India’s missing toilets: Built from public funds, exist only on paper
This is the story about India’s missing toilets. And there are about 250 lakh of them, built from public funds but possibly, only on paper.
This is the story about India’s missing toilets. And there are about 250 lakh of them, built from public funds but possibly, only on paper.

Government officials have been inflating the number of toilets built from public funds across the country in rural homes and possibly siphoning off money and winning awards too for their extraordinary performance, the Comptroller & Auditor General of India has indicated in its report submitted to Parliament.
The audit report - that refers to the previous UPA government’s tenure - comes at a time the NDA is giving its Swacch Bharat campaign a hard push.
The CAG report cited the Census 2011 report to put the number of rural households with a toilet in the premises at 515 lakh. But according to the government’s records, it had funded construction of 768 lakh toilets under various schemes up to 2011.

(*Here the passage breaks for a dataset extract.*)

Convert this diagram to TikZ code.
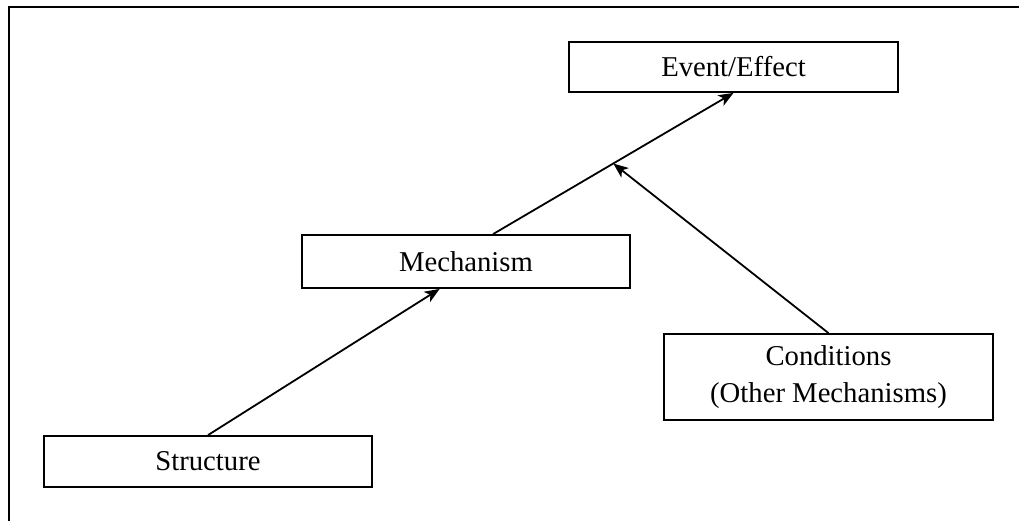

So Uttar Pradesh, according to the census, had 5545881 rural households with toilets in 2011. But according to the ministry of drinking water and sanitation, the state had built 15107255 toilets in rural homes under its schemes. As against UP’s 172% excess toilets built over the census numbers, Jharkhand stood at a whopping 326%, Madhya Pradesh at 277%, Chhattisgarh at 183%, Odisha at 199%, Tamil Nadu at 190% and Gujarat stood at 81%.
But it was Sikkim that stood out despite its smaller numbers.
It turns out the Centre ended up funding more houses to build a toilet than the total number of households recorded during the census. Incidentally, the Centre did not seem to question the CAG’s findings and accepted its observations.
“The ministry ... stated that the difference in achievement was probably due to over-reporting to some extent by states (especially in above poverty line toilets) to get more Nirmal Gram Puruskar awards, some toilets falling out of use/becoming dysfunctional due to lack of behavioural change, poor construction quality etc. and difference in methodology of counting the toilets,” the CAG report said.